5. The CPV module of claim 4 wherein the optical element defines a recessed portion that overlies a portion of the SCA, the recessed portion having an inboard surface, the inboard surface defining the optical element alignment feature, the inboard surface to substantially abut the side surface of the substrate when the optical element is aligned to the solar cell.

6. The CPV module of claim 1 wherein the SCA comprises wire connectors, the wire connectors defining the SCA alignment feature.

7. The CPV module of claim 6 wherein the optical element defines walls, the walls defining the optical element alignment feature, each wall to substantially abut a respective wire connector when the optical element is aligned to the solar cell.

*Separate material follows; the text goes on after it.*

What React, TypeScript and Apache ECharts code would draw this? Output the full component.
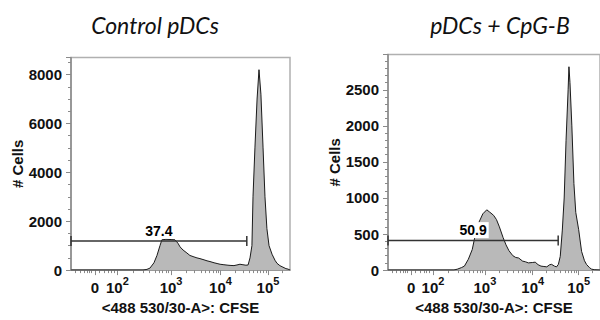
import React, { useEffect, useRef } from "react";
import * as echarts from "echarts";

// x values are display channels (0..1024) of the logicle-scaled CFSE axis
const leftX = [0, 337, 355, 369, 388, 402, 416, 425, 444, 468, 486, 500, 510, 524, 542, 556, 575, 589, 603, 622, 636, 650, 669, 683, 697, 715, 734, 748, 762, 776, 790, 804, 818, 828, 837, 846, 851, 860, 870, 879, 888, 898, 907, 916, 926, 940, 954, 963, 977, 991, 1005, 1015, 1024];
const leftY = [0, 0, 30, 80, 300, 600, 1000, 1240, 1260, 1250, 1240, 1100, 950, 820, 700, 600, 540, 500, 470, 420, 380, 350, 300, 270, 240, 220, 200, 190, 185, 210, 240, 220, 200, 210, 500, 1000, 3000, 5000, 7000, 8200, 7200, 5000, 3000, 1700, 1000, 650, 400, 280, 180, 120, 60, 40, 0];

const rightX = [0, 318, 337, 355, 369, 388, 407, 421, 440, 458, 477, 491, 510, 524, 538, 556, 570, 584, 603, 617, 631, 650, 664, 678, 697, 711, 725, 739, 753, 767, 781, 790, 804, 814, 823, 832, 842, 851, 860, 870, 874, 879, 888, 898, 907, 921, 935, 949, 959, 973, 982, 996, 1024];
const rightY = [0, 0, 15, 35, 55, 150, 286, 480, 668, 780, 836, 805, 760, 700, 600, 450, 350, 270, 200, 175, 168, 125, 115, 100, 105, 110, 75, 55, 50, 45, 75, 80, 55, 45, 80, 191, 555, 1000, 1800, 2500, 2820, 2600, 2000, 1200, 800, 560, 260, 130, 78, 35, 15, 5, 0];

const xTickChannels = [112, 217, 468, 699, 921];
const xTickBase = ["0", "10", "10", "10", "10"];
const xTickExp = ["", "2", "3", "4", "5"];
const xMinorTicks = [19, 42, 61, 75, 84, 94, 131, 154, 173, 187, 201, 293, 337, 368, 392, 412, 429, 444, 456, 538, 578, 607, 629, 648, 663, 677, 688, 766, 805, 833, 854, 872, 887, 899, 911, 988];

const titles = ["Control pDCs", "pDCs + CpG-B"];
const gateX = [0, 822];
const gateY = [1186, 409];
const gateLabels = ["37.4", "50.9"];
const yMax = [8700, 2990];
const yInterval = [2000, 500];
const yMinorSplit = [4, 5];
const xName = "<488 530/30-A>: CFSE";
const yName = "# Cells";

const FONT = "'Liberation Sans', Arial, sans-serif";
const AXIS = "#8a8a8a";
const INK = "#111";

export default function App() {
  const ref = useRef<HTMLDivElement>(null);
  useEffect(() => {
    if (!ref.current) return;
    const chart = echarts.init(ref.current, undefined, { renderer: "svg" });

    const grids = [
      { left: 71, top: 57.5, width: 219, height: 219.5 },
      { left: 388, top: 54.5, width: 219, height: 219.5 },
    ];

    const fmt = (v: number) => {
      const i = xTickChannels.indexOf(Math.round(v));
      if (i < 0) return "";
      if (!xTickExp[i]) return "{b|" + xTickBase[i] + "}";
      return "{b|" + xTickBase[i] + "}{s|" + xTickExp[i] + "}";
    };

    const xAxes: any[] = [];
    const yAxes: any[] = [];
    const series: any[] = [];
    [0, 1].forEach((g) => {
      xAxes.push({
        gridIndex: g,
        type: "value",
        min: 0,
        max: 1024,
        position: "bottom",
        axisLine: { show: true, lineStyle: { color: AXIS, width: 1.5 } },
        axisTick: { show: true, customValues: xTickChannels, length: 5, lineStyle: { color: AXIS } },
        axisLabel: {
          show: true,
          customValues: xTickChannels,
          formatter: fmt,
          margin: 5,
          rich: {
            b: { fontFamily: FONT, fontWeight: "bold", fontSize: 15, color: INK, lineHeight: 20, verticalAlign: "bottom" },
            s: { fontFamily: FONT, fontWeight: "bold", fontSize: 11, color: INK, lineHeight: 11, verticalAlign: "top" },
          },
        },
        splitLine: { show: false },
        name: xName,
        nameLocation: "middle",
        nameGap: 20,
        nameTextStyle: { fontFamily: FONT, fontWeight: "bold", fontSize: 15, color: INK },
      });
      xAxes.push({
        gridIndex: g,
        type: "value",
        min: 0,
        max: 1024,
        position: "bottom",
        axisLine: { show: false },
        axisTick: { show: true, customValues: xMinorTicks, length: 3, lineStyle: { color: AXIS } },
        axisLabel: { show: false },
        splitLine: { show: false },
      });
      yAxes.push({
        gridIndex: g,
        type: "value",
        min: 0,
        max: yMax[g],
        interval: yInterval[g],
        axisLine: { show: true, lineStyle: { color: AXIS, width: 1.5 } },
        axisTick: { show: true, length: 5, lineStyle: { color: AXIS } },
        minorTick: { show: true, splitNumber: yMinorSplit[g], length: 3, lineStyle: { color: AXIS } },
        axisLabel: {
          fontFamily: FONT,
          fontWeight: "bold",
          fontSize: 15,
          color: INK,
          margin: 9,
          showMaxLabel: false,
          formatter: (v: number) => String(v),
        },
        splitLine: { show: false },
        name: yName,
        nameLocation: "middle",
        nameGap: g === 0 ? 43 : 44,
        nameTextStyle: { fontFamily: FONT, fontWeight: "bold", fontSize: 15, color: INK },
      });
      const xs = g === 0 ? leftX : rightX;
      const ys = g === 0 ? leftY : rightY;
      series.push({
        type: "line",
        xAxisIndex: g * 2,
        yAxisIndex: g,
        data: xs.map((x, i) => [x, ys[i]]),
        symbol: "none",
        lineStyle: { color: "#1a1a1a", width: 1 },
        areaStyle: { color: "#b9b9b9", opacity: 1 },
        z: 2,
        silent: true,
      });
      series.push({
        type: "line",
        xAxisIndex: g * 2,
        yAxisIndex: g,
        data: gateX.map((x) => [x, gateY[g]]),
        symbol: "rect",
        symbolSize: [1.5, 10],
        showAllSymbol: true,
        itemStyle: { color: "#333" },
        lineStyle: { color: "#333", width: 1.5 },
        z: 3,
        silent: true,
      });
      series.push({
        type: "scatter",
        xAxisIndex: g * 2,
        yAxisIndex: g,
        data: [[(gateX[0] + gateX[1]) / 2, gateY[g]]],
        symbolSize: 1,
        itemStyle: { color: "rgba(0,0,0,0)" },
        label: {
          show: true,
          position: "top",
          distance: 2,
          formatter: gateLabels[g],
          fontFamily: FONT,
          fontWeight: "bold",
          fontSize: 14,
          color: "#000",
          opacity: 1,
          backgroundColor: "#fff",
          padding: [1, 2],
        },
        z: 4,
        silent: true,
      });
    });

    chart.setOption({
      animation: false,
      grid: grids.map((g) => ({ ...g, show: true, borderColor: "#b0b0b0", borderWidth: 1.5, backgroundColor: "transparent" })),
      xAxis: xAxes,
      yAxis: yAxes,
      series,
      graphic: [
        { type: "text", x: 155, y: 25, style: { text: titles[0], font: "italic 23px Lato, sans-serif", fill: INK, textAlign: "center", textVerticalAlign: "middle" } },
        { type: "text", x: 500, y: 25, style: { text: titles[1], font: "italic 23px Lato, sans-serif", fill: INK, textAlign: "center", textVerticalAlign: "middle" } },
      ],
    });
    return () => chart.dispose();
  }, []);
  return <div ref={ref} style={{ position: "absolute", left: 0, top: 0, width: 600, height: 320, background: "#fff" }} />;
}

8. The CPV module of claim 1 wherein the optical element defines a level surface that abuts against the SCA when the SCA is aligned to the solar cell.

9. The CPV module of claim 1 wherein the optical element has underside surfaces that are secured directly to the backplate.

10. The CPV module of claim 9 further comprising an adhesive to secure the underside surface to the backplate, the undersides surfaces being slanted, the slant of each underside surface to cause at least a portion of the adhesive to be pushed away from the SCA when the optical element is being mated to the SCA and moved towards the backplate.

11. The CPV module of claim 1 wherein the optical element has an underside optical surface spaced-apart from the solar cell when the optical element is mounted on the SCA and the optical element is aligned with the solar cell.

12. The CPV module of claim 11 wherein a volume between the underside optical surface of the optical element and the solar cell is occupied by an index matching material.

13. An optical element to guide light onto a solar cell mounted on a solar cell assembly (SCA), the SCA being mounted on a backplate, the optical element comprising:

an optical element alignment part to cooperate with an SCA alignment part to align the optical element to the solar cell when the optical element is mated to the SCA;

an underside portion with underside surfaces, the underside surfaces for being bonded directly to the backplate.

14. The optical element of claim 13 wherein the optical element defines a recessed portion that overlies a portion of the SCA, the recessed portion having an inboard surface, the inboard surface defining the optical element alignment part, the substrate having a side surface, the inboard surface to substantially abut the side surface of the substrate when the optical element is aligned to the solar cell.

15. The optical element of claim 13 further comprising a level surface that abuts against the SCA when the optical element is aligned to the solar cell.

16. (canceled)

17. The optical element of claim 13 wherein the undersides surfaces are slanted, the underside surfaces to be bonded to the backplate with an adhesive, the slant of each underside surface to cause at least a portion of the adhesive to be pushed away from the SCA when the optical element is being mated to the SCA and moved towards the backplate.

18. The optical element of claim 13 has an underside optical surface spaced-apart from the solar cell when the optical element is mounted on the SCA and the optical element is aligned with the solar cell.

19. The optical element of claim 14 further comprising a level surface that abuts against the SCA when the optical element is aligned to the solar cell.